Project Overview
Kenmare's principal asset is the wholly owned Moma Titanium Minerals Mine, located on the coast of Mozambique. Moma is a new mine containing considerable reserves of the titanium minerals, ilmenite and rutile. The Moma mine also has large quantities of zircon, a high value co-product of titanium minerals mining. These minerals are mined using dredges and concentrated in a floating wet concentrator plant (WCP), which pumps the heavy mineral concentrate (HMC) produced to a minerals separation plant (MSP) where it is separated into final products for export.

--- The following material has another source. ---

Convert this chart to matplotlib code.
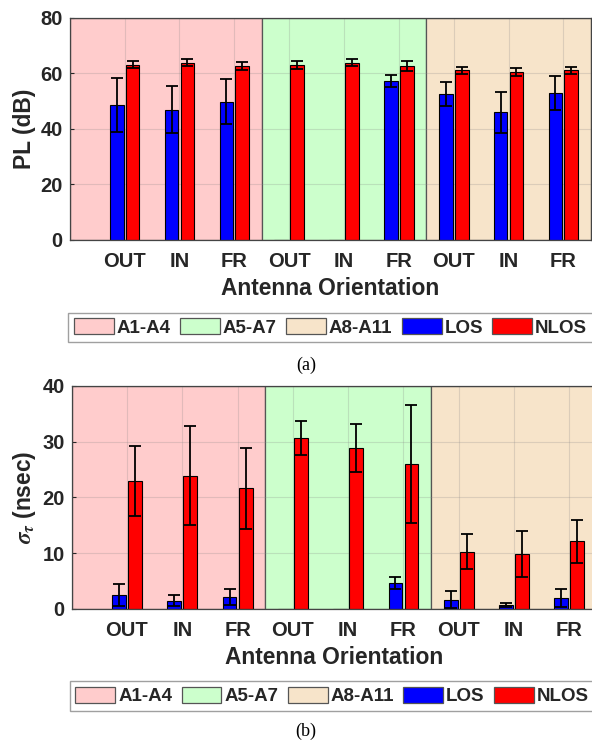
import numpy as np
import matplotlib
matplotlib.use('Agg')
import matplotlib.pyplot as plt
from matplotlib.patches import Patch

# ---------------- data ----------------
orientations = ['OUT', 'IN', 'FR', 'OUT', 'IN', 'FR', 'OUT', 'IN', 'FR']
regions = ['A1-A4', 'A5-A7', 'A8-A11']
region_colors = ['#FFCCCC', '#CCFFCC', '#F7E4CA']
series = ['LOS', 'NLOS']
series_colors = ['#0000FF', '#FF0000']

pl_los = [48.6, 46.9, 49.8, 0, 0, 57.2, 52.6, 45.9, 52.9]
pl_los_err = [9.7, 8.5, 8.0, 0, 0, 2.2, 4.4, 7.3, 6.0]
pl_nlos = [63.1, 63.8, 62.7, 63.1, 63.8, 62.7, 61.0, 60.4, 61.0]
pl_nlos_err = [1.2, 1.2, 1.4, 1.4, 1.2, 1.8, 1.3, 1.5, 1.3]

ds_los = [2.5, 1.5, 2.2, 0, 0, 4.7, 1.7, 0.7, 2.0]
ds_los_err = [2.0, 1.0, 1.4, 0, 0, 1.1, 1.5, 0.4, 1.6]
ds_nlos = [22.9, 23.9, 21.6, 30.6, 28.8, 26.0, 10.3, 9.9, 12.1]
ds_nlos_err = [6.3, 8.8, 7.3, 3.1, 4.3, 10.6, 3.1, 4.1, 3.8]

plt.rcParams['font.family'] = ['Liberation Sans', 'DejaVu Sans']
plt.rcParams['font.weight'] = 'bold'
plt.rcParams['mathtext.fontset'] = 'stix'

TXT = '#262626'
fig = plt.figure(figsize=(5.92, 7.41), dpi=100)

ax1 = fig.add_axes([69.8 / 592, 1 - 240 / 741, 521 / 592, 222.3 / 741])
ax2 = fig.add_axes([71.7 / 592, 1 - 609 / 741, 525.3 / 592, 223.3 / 741])

x = np.arange(1, len(orientations) + 1)
bounds = [0, 3.5, 6.5, 9.5]
bw = 0.25
off = 0.145


def draw(ax, los, los_err, nlos, nlos_err, ylim, yticks, ylabel):
    for i, c in enumerate(region_colors):
        ax.axvspan(bounds[i], bounds[i + 1], facecolor=c, edgecolor='#555555',
                   linewidth=0.9, zorder=0.1)
    ax.set_axisbelow(True)
    ax.grid(True, color='#888888', alpha=0.25, linewidth=0.8)
    for vals, errs, d, col in [(los, los_err, -off, series_colors[0]),
                               (nlos, nlos_err, off, series_colors[1])]:
        vals = np.array(vals, float)
        errs = np.array(errs, float)
        ax.bar(x + d, vals, width=bw, color=col, edgecolor='black',
               linewidth=0.8, zorder=2)
        m = vals > 0
        ax.errorbar(x[m] + d, vals[m], yerr=errs[m], fmt='none', ecolor='black',
                    elinewidth=1.3, capsize=4.5, capthick=1.3, zorder=3)
    ax.set_xlim(0, 9.5)
    ax.set_ylim(*ylim)
    ax.set_yticks(yticks)
    ax.set_xticks(x)
    ax.set_xticklabels(orientations)
    ax.tick_params(axis='both', direction='in', labelsize=14.5, colors=TXT,
                   length=3)
    ax.tick_params(axis='x', pad=9, length=0)
    ax.tick_params(axis='y', pad=5)
    for lab in ax.get_xticklabels() + ax.get_yticklabels():
        lab.set_fontweight('bold')
    for s in ax.spines.values():
        s.set_color('#444444')
        s.set_linewidth(0.9)
    ax.set_xlabel('Antenna Orientation', fontsize=16.4, fontweight='bold',
                  color=TXT, labelpad=4)
    ax.set_ylabel(ylabel, fontsize=16.4, fontweight='bold', color=TXT,
                  labelpad=3)


draw(ax1, pl_los, pl_los_err, pl_nlos, pl_nlos_err, (0, 80), [0, 20, 40, 60, 80],
     'PL (dB)')
draw(ax2, ds_los, ds_los_err, ds_nlos, ds_nlos_err, (0, 40), [0, 10, 20, 30, 40],
     r'$\sigma_\tau$ (nsec)')

handles = [Patch(facecolor=c, edgecolor='#555555', linewidth=0.9) for c in region_colors] + \
          [Patch(facecolor=c, edgecolor='#555555', linewidth=0.9) for c in series_colors]
labels = regions + series

for yc, xc in [(327.5, 330.4), (696, 332)]:
    leg = fig.legend(handles, labels, loc='center',
                     bbox_to_anchor=(xc / 592, 1 - yc / 741), ncol=5,
                     fontsize=13.5, handlelength=2.13, handleheight=0.94,
                     handletextpad=0.15, columnspacing=0.5, borderpad=0.3,
                     fancybox=False, frameon=True)
    leg.get_frame().set_edgecolor('#888888')
    leg.get_frame().set_linewidth(1.0)
    for t in leg.get_texts():
        t.set_fontweight('bold')
        t.set_color(TXT)

fig.text(306 / 592, 1 - 365 / 741, '(a)', ha='center', va='center',
         fontsize=13, family='Liberation Serif', fontweight='normal')
fig.text(306 / 592, 1 - 731 / 741, '(b)', ha='center', va='center',
         fontsize=13, family='Liberation Serif', fontweight='normal')

fig.savefig('out.png', dpi=100)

The principal assets of the Moma Mine are as follows:
i) an artificial, freshwater mining pond which is approximately 800m long, 300m wide and up to 15m deep. Within this pond are two dredges which extract mineral-bearing sands from the pond mining face and pump them into the WCP for recovery of a HMC. This concentrate comprises a mixture of the valuable minerals ilmenite, rutile and zircon as well as some non-valuable silica and other heavy minerals. The concentrate, which represents approximately 5% by weight of the total sand mined, is subsequently pumped overland to the MSP that is located at the edge of the deposit where it is stockpiled prior to further processing. The sand tailings are deposited at the rear of the mining pond where they are spread out for future rehabilitation;
ii) the MSP is fed with HMC at an initial design rate of 120 tonnes per hour to produce a suite of ilmenite products, rutile and two zircon products. The MSP uses high-intensity magnets to separate the magnetic minerals (ilmenite) from the non-magnetics (rutile and zircon). This is followed by a wet gravity separation process to remove low-density trash minerals (silicates), after which electrostatic separators are used to remove conducting minerals (rutile) from non-conductors (zircon);
iii) a 50 tonne per hour ilmenite roaster and downstream magnetic separation plant to enhance the quality of the high TiO2 ilmenite product;
iv) a product storage warehouse which is capable of storing 145,000 tonnes of final products under secure, dry cover and includes facilities for reloading products onto a 2.4 km long overland conveyor;
v) a 400m long jetty which supports the product export conveyor and a walkway for personnel;
vi) the 4,000 tonne capacity product transshipment vessel, Bronagh J, which is a self-propelled, self discharging vessel capable of carrying mineral from the jetty to the transhipment point, where the customer’s vessel is loaded;
vii) other supporting infrastructure including 170 km long 110kV power line, 6 Mega Watts standby generation capacity, accommodation village, airstrip, water supply, sewage plants and roads.
It was agreed between Kenmare and the construction contractor, a Joint Venture between Multiplex and Bateman, that the Moma Mine would be taken over in sections. All sections, save for a product roaster which enhances the quality of one ilmenite product, were taken over in 2007. The roaster is due to be taken over mid-2008. First export of ilmenite took place in December 2007.
The total reserve-resource under licence to Kenmare is 181 million tonnes of ilmenite, with associated co-products: 12.6 million tonnes of zircon and 4.1 million tonnes of rutile. As the Nataka orebody remains open laterally & at depth, further increased tonnage is probable.
Project financing has been based on a 20 year mine plan with reserves of 16.4 million tonnes of ilmenite, 0.5 million tonnes rutile and 1.3 million tonnes zircon. It will have the capacity to produce 800,000 tonnes of ilmenite, 21,000 tonnes of rutile and 56,000 tonnes of zircon, which will account for approximately 8% of global titanium feedstock supply and just over 4% of global zircon supply.
Titanium dioxide pigment is used in paints, paper and plastic production. The primary applications for zircon are in the manufacture of opacifiers for ceramic tile production and for refractory products used in the steel and foundry industries. We have concluded marketing agreements covering more than 60% of the first five years revenues from the mine. All contracts are fixed volume, based on either fixed or market prices.